Input rows:
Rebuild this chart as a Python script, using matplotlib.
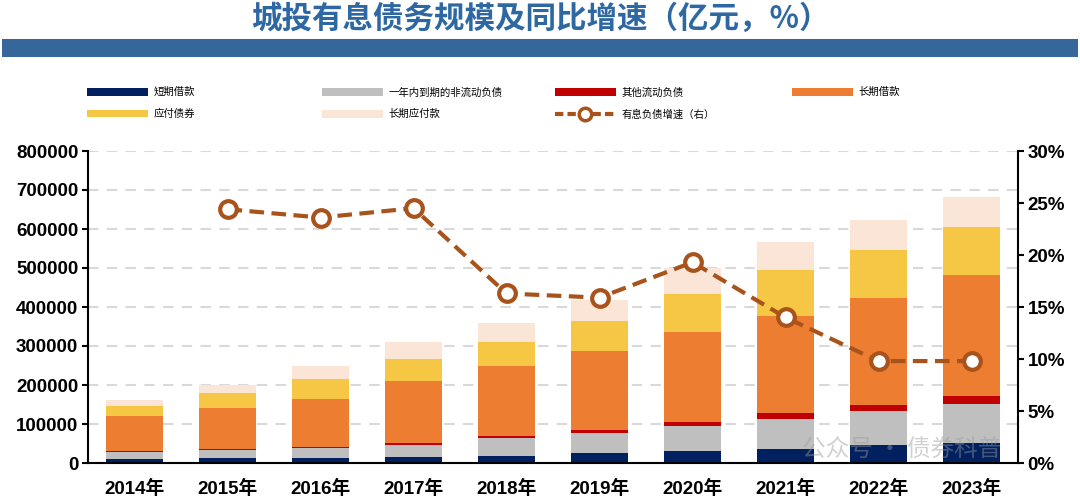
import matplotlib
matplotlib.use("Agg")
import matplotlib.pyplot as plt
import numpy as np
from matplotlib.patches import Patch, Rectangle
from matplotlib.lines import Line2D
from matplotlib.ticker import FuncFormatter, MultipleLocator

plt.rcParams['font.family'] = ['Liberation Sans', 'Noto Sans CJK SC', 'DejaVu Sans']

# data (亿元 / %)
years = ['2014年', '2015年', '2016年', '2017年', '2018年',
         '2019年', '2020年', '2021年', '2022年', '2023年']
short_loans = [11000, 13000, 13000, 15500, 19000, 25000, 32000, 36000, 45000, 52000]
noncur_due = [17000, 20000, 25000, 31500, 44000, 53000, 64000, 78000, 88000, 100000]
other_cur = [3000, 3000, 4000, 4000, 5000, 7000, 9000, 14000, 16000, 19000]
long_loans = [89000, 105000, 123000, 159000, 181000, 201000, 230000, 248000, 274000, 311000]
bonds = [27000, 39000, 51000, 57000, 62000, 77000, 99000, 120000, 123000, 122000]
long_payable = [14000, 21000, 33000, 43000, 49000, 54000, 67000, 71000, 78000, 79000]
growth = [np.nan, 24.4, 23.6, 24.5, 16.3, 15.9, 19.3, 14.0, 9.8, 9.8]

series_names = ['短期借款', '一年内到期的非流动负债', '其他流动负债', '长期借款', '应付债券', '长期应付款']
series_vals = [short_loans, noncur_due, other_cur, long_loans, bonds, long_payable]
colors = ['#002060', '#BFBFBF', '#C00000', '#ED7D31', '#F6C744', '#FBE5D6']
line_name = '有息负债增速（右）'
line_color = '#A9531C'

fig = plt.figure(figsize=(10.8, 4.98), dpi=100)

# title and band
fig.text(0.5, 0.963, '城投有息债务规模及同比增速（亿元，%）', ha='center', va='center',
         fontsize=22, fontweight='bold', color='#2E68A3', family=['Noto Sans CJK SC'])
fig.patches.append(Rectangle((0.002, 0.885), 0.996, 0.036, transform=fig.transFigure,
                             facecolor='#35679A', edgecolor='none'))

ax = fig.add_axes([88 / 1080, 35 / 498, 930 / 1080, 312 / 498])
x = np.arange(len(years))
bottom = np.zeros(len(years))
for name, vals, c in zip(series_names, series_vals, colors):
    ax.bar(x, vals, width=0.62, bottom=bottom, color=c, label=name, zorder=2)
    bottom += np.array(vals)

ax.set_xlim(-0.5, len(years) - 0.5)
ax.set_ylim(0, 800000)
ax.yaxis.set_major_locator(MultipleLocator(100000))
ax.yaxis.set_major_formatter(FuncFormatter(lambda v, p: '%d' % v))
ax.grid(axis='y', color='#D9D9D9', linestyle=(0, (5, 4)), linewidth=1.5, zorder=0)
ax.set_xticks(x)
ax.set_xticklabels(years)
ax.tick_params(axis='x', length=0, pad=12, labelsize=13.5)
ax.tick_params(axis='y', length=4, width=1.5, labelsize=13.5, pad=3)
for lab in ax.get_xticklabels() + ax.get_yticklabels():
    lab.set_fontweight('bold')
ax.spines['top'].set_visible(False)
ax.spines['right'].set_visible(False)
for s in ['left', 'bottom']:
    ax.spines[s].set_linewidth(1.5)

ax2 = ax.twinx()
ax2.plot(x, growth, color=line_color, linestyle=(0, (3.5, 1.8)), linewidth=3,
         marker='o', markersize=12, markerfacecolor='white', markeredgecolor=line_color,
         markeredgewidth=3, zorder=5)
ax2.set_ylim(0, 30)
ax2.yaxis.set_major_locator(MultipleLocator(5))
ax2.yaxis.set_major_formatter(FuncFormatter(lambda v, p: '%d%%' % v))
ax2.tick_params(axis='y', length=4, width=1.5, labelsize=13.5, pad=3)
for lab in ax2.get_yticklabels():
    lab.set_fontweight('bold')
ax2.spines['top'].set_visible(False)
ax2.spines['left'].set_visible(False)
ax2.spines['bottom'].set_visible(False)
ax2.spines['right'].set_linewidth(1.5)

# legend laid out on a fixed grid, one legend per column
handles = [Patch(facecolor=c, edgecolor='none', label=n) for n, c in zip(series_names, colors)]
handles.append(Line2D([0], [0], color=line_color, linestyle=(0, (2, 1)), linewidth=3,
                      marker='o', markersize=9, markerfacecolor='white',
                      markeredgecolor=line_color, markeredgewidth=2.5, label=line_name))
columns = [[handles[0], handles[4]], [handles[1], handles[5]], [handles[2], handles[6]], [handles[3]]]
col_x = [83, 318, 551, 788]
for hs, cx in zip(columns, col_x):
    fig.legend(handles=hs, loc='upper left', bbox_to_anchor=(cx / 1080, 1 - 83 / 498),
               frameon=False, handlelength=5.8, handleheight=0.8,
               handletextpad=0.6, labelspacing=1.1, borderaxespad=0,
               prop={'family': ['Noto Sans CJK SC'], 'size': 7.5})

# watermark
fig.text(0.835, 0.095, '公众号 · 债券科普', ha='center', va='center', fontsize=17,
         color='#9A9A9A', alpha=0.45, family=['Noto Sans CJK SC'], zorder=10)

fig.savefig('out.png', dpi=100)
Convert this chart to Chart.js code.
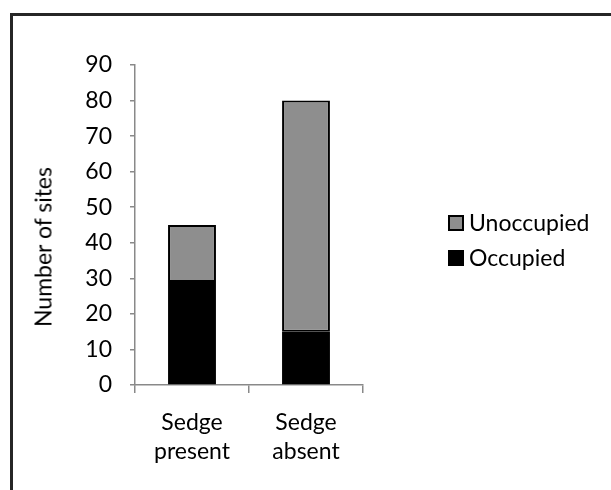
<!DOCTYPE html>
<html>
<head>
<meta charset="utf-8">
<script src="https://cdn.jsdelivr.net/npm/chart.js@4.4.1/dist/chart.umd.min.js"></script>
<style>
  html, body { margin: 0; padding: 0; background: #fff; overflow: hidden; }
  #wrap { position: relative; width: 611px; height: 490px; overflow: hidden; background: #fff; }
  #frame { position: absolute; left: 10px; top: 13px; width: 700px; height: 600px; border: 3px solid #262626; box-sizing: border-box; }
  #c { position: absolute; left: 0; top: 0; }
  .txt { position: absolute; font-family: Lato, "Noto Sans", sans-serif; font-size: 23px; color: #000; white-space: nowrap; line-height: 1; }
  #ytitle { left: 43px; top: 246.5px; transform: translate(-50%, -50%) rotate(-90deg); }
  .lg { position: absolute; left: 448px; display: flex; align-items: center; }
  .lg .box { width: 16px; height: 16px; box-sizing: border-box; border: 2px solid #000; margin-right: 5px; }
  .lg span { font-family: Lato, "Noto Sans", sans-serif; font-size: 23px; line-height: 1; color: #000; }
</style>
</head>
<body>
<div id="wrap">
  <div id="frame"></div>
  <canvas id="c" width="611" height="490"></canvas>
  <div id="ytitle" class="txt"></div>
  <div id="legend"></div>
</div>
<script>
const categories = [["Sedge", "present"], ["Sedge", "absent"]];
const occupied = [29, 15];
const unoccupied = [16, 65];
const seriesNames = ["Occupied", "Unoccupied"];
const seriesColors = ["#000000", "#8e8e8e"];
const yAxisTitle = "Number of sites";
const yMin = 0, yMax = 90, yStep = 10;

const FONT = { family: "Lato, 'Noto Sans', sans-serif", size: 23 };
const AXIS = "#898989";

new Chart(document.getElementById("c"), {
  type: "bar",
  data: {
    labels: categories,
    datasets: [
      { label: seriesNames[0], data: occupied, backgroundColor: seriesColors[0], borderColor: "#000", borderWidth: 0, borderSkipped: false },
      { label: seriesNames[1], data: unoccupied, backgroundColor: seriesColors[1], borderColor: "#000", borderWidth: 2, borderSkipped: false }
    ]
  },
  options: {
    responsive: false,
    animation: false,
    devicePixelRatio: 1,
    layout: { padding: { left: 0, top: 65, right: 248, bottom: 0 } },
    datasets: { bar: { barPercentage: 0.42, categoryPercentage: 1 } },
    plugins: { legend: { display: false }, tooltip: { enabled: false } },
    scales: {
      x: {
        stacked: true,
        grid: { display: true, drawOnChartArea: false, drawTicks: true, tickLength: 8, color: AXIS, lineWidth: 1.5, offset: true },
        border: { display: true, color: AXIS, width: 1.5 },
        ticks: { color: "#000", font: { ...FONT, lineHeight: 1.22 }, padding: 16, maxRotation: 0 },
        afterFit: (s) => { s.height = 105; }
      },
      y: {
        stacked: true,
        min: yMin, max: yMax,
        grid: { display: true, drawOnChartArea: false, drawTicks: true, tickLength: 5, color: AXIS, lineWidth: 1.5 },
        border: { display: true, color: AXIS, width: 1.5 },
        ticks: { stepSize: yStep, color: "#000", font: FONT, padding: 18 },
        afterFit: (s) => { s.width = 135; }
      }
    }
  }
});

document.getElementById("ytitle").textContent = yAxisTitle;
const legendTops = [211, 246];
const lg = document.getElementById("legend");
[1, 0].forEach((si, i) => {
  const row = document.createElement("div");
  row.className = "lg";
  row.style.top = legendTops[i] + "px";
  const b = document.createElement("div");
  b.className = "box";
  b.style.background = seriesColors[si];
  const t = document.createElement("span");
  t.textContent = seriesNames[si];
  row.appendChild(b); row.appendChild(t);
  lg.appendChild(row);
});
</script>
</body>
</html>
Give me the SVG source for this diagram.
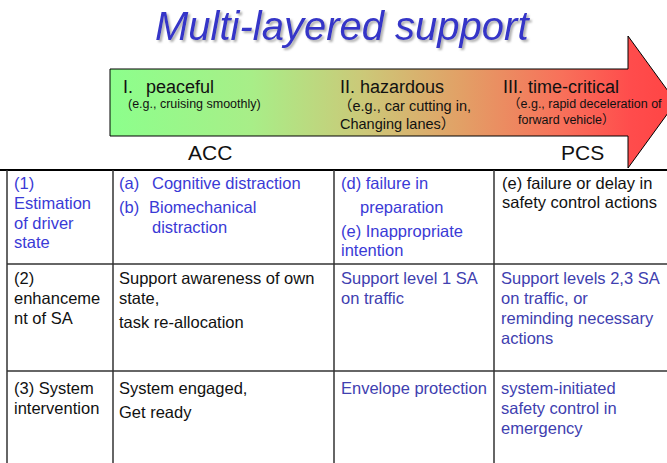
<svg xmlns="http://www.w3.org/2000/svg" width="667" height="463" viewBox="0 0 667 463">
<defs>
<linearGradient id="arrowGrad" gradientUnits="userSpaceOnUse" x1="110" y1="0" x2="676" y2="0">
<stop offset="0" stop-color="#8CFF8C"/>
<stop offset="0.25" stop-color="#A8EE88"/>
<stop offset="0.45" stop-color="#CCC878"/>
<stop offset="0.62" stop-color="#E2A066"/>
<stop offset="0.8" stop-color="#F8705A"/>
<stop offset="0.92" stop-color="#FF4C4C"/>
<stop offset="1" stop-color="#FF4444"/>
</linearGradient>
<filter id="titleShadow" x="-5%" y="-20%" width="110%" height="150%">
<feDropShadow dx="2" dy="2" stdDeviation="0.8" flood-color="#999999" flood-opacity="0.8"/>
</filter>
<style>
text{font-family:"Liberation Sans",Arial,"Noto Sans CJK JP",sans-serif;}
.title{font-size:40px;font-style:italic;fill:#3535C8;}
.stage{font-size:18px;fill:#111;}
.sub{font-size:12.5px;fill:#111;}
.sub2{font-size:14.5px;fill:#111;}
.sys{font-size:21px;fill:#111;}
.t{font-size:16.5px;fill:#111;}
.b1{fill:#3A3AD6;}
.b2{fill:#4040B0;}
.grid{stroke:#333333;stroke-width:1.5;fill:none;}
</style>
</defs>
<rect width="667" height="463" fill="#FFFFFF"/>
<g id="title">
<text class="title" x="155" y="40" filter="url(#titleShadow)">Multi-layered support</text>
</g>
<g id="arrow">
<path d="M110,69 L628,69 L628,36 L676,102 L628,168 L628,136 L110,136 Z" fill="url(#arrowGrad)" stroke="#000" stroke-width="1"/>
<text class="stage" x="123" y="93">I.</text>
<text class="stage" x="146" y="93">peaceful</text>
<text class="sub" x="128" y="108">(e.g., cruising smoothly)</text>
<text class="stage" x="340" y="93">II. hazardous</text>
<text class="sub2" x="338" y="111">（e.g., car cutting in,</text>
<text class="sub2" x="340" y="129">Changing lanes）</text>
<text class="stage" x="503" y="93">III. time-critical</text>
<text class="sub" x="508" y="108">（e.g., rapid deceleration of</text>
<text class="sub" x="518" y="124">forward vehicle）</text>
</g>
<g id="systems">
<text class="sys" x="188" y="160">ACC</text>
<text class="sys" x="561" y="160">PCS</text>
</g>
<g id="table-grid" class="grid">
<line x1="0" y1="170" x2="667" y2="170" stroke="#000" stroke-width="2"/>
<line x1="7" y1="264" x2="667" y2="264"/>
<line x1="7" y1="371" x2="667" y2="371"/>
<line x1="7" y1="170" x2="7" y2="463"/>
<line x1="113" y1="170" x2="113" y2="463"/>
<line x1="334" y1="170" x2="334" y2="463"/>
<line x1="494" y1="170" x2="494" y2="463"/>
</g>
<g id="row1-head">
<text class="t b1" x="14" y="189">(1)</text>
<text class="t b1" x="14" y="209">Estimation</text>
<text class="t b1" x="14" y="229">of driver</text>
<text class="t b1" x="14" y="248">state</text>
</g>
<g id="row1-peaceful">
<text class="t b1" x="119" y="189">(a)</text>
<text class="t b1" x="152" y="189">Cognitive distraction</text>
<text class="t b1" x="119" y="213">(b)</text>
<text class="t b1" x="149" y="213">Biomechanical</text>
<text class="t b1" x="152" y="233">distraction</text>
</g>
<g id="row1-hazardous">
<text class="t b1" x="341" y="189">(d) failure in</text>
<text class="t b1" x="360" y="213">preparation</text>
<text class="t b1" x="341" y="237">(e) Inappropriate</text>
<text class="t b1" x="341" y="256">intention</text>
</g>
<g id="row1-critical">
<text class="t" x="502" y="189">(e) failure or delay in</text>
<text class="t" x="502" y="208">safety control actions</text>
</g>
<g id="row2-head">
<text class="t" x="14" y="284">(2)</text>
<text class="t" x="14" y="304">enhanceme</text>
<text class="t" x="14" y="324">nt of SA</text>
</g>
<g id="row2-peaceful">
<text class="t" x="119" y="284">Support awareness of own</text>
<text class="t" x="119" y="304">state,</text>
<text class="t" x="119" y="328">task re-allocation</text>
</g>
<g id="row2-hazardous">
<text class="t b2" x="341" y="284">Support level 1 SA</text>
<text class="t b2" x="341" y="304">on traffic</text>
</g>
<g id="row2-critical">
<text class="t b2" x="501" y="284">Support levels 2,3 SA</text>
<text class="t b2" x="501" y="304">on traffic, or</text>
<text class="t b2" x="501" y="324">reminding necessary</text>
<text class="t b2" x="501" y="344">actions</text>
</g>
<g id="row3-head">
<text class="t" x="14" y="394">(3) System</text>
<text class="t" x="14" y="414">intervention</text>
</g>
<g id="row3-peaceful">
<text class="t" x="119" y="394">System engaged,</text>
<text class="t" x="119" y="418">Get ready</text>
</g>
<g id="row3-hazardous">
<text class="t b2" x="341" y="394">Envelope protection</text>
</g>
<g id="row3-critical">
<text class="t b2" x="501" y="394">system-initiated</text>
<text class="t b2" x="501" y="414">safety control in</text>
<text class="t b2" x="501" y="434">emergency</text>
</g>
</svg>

Exercise brief:
Skip the pictures and restate exactly the lines from the beginning of the listing to the line with "facecolor='#35679A', edgecolor='none'))", that line included.

Finished answer:
Rebuild this chart as a Python script, using matplotlib.
import matplotlib
matplotlib.use("Agg")
import matplotlib.pyplot as plt
import numpy as np
from matplotlib.patches import Patch, Rectangle
from matplotlib.lines import Line2D
from matplotlib.ticker import FuncFormatter, MultipleLocator

plt.rcParams['font.family'] = ['Liberation Sans', 'Noto Sans CJK SC', 'DejaVu Sans']

# data (亿元 / %)
years = ['2014年', '2015年', '2016年', '2017年', '2018年',
         '2019年', '2020年', '2021年', '2022年', '2023年']
short_loans = [11000, 13000, 13000, 15500, 19000, 25000, 32000, 36000, 45000, 52000]
noncur_due = [17000, 20000, 25000, 31500, 44000, 53000, 64000, 78000, 88000, 100000]
other_cur = [3000, 3000, 4000, 4000, 5000, 7000, 9000, 14000, 16000, 19000]
long_loans = [89000, 105000, 123000, 159000, 181000, 201000, 230000, 248000, 274000, 311000]
bonds = [27000, 39000, 51000, 57000, 62000, 77000, 99000, 120000, 123000, 122000]
long_payable = [14000, 21000, 33000, 43000, 49000, 54000, 67000, 71000, 78000, 79000]
growth = [np.nan, 24.4, 23.6, 24.5, 16.3, 15.9, 19.3, 14.0, 9.8, 9.8]

series_names = ['短期借款', '一年内到期的非流动负债', '其他流动负债', '长期借款', '应付债券', '长期应付款']
series_vals = [short_loans, noncur_due, other_cur, long_loans, bonds, long_payable]
colors = ['#002060', '#BFBFBF', '#C00000', '#ED7D31', '#F6C744', '#FBE5D6']
line_name = '有息负债增速（右）'
line_color = '#A9531C'

fig = plt.figure(figsize=(10.8, 4.98), dpi=100)

# title and band
fig.text(0.5, 0.963, '城投有息债务规模及同比增速（亿元，%）', ha='center', va='center',
         fontsize=22, fontweight='bold', color='#2E68A3', family=['Noto Sans CJK SC'])
fig.patches.append(Rectangle((0.002, 0.885), 0.996, 0.036, transform=fig.transFigure,
                             facecolor='#35679A', edgecolor='none'))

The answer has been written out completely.